“Container ships have reached their highest average age yet at 14.2 years, the highest average age of the three main shipping sectors. The dry bulk fleet has an average age of 11.9 years whereas tankers on average are 12.8 years old,” stated Niels Rasmussen, chief shipping analyst at BIMCO.
The average age of the container fleet has increased 4.3 years during the past 13 years with the average age hitting a recent low of 9.9 years in August 2010. The 2,516 ships delivered, and 1,384 ships recycled since then, have not been sufficient to keep the average age down.
Currently, 21% of ships in the container fleet are older than 20 years and thereby prime candidates for recycling in the coming years.
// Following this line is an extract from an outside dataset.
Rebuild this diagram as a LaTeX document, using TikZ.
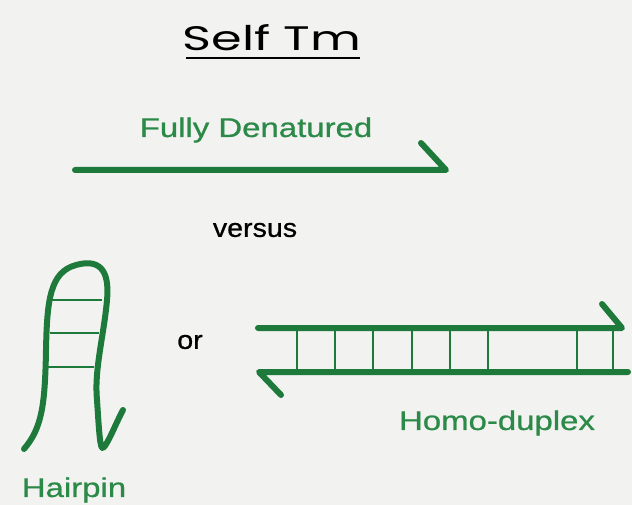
\documentclass[tikz,border=0pt]{standalone}
\usepackage{fontspec}
\setmainfont{Liberation Sans}[FakeBold=0.7]
\newfontfamily\titlefont{Poppins}
\definecolor{dna}{RGB}{30,122,58}
\definecolor{dnatext}{RGB}{44,138,72}
\definecolor{bg}{RGB}{242,242,241}
\begin{document}
\begin{tikzpicture}[x=1pt,y=-1pt,
  strand/.style={draw=dna,line width=6pt,line cap=round,line join=round},
  rung/.style={draw=dna,line width=2.4pt},
  greenlbl/.style={text=dnatext,font=\fontsize{27}{30}\selectfont,xscale=1.22,inner sep=0pt},
  blacklbl/.style={text=black,font=\fontsize{26}{30}\selectfont,xscale=1.1,inner sep=0pt}]
\fill[bg] (0,0) rectangle (632,505);
\useasboundingbox (0,0) rectangle (632,505);
% title
\node[inner sep=0pt,font=\titlefont\fontsize{34}{38}\selectfont,xscale=1.45] (title) at (272,38) {Self Tm};
\coordinate (ul1) at (186,58);
\coordinate (ul2) at (360,58);
\draw[line width=2.4pt] (ul1) -- (ul2);
% fully denatured
\node[greenlbl] (fd) at (256,130) {Fully Denatured};
\coordinate (fa) at (75,170);
\coordinate (fb) at (446,170);
\coordinate (fc) at (421,143);
\draw[strand] (fa) -- (fb) -- (fc);
\node[blacklbl] (vs) at (255,230) {versus};
% hairpin
\coordinate (h0) at (24,449);
\coordinate (h1) at (123,410);
\draw[strand] (h0) .. controls (42,428) and (45,405) .. (46,350)
  .. controls (47,300) and (50,272) .. (76,265)
  .. controls (98,259) and (110,268) .. (107,300)
  .. controls (104,335) and (94,370) .. (97,400)
  .. controls (99,430) and (100,450) .. (103,448)
  .. controls (108,444) and (115,425) .. (h1);
\draw[rung] (52,300) -- (102,300);
\draw[rung] (50,333) -- (99,333);
\draw[rung] (48,367) -- (94,367);
\node[greenlbl,anchor=center] (hp) at (74,490) {Hairpin};
\node[blacklbl] (or) at (190,342) {or};
% duplex
\coordinate (ta) at (258,328);
\coordinate (tb) at (622,328);
\coordinate (tc) at (602,304);
\draw[strand] (ta) -- (tb) -- (tc);
\coordinate (ba) at (628,372);
\coordinate (bb) at (259,372);
\coordinate (bc) at (281,395);
\draw[strand] (ba) -- (bb) -- (bc);
\foreach \x in {297,335,373,412,450,488,577,613}
  \draw[rung] (\x,328) -- (\x,372);
\node[greenlbl] (hd) at (497,423) {Homo-duplex};
\end{tikzpicture}
\end{document}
Of the ships older than 20 years, the size segments 0-2,999 TEU and 3,000-5,999 TEU contribute 76% and 16% respectively, highlighting that fleet renewal in the past years has been focused on the post-panamax segments.
“Perhaps more importantly, nearly 70% of all container ships are over 10 years old. All ships built according to slow steaming principles so far, have been delivered within the last 10 years, allowing for lower energy consumption per container carried,” stated Rasmussen.
The current order book still focuses on the largest ships, and the number of ships on order in the size segments below 6,000 TEU is significantly below the number of ships older than 20 years in the same segments.
In the 0-2,999 TEU segment 317 ships are on order, but 994 ships are more than 20 years old. Similarly, the size segment 3,000-5,999 TEU has 210 ships older than 20 years but only 100 ships on order.
Despite the significant downturn experienced in container freight rates during the past 15 months, recycling of ships during 2023 has remained low compared with the past 10 years. In the first nine months, 57 ships have been recycled compared to 81 on average during the previous 10 years.
“The order book contains 750 ships to be delivered before the end of 2025. Depending on the number of ships recycled, this should allow the average age to decline and the average energy efficiency of ships within all size segments to increase. In addition, the share of ships able to use alternative low-carbon fuels will increase,” explained Rasmussen.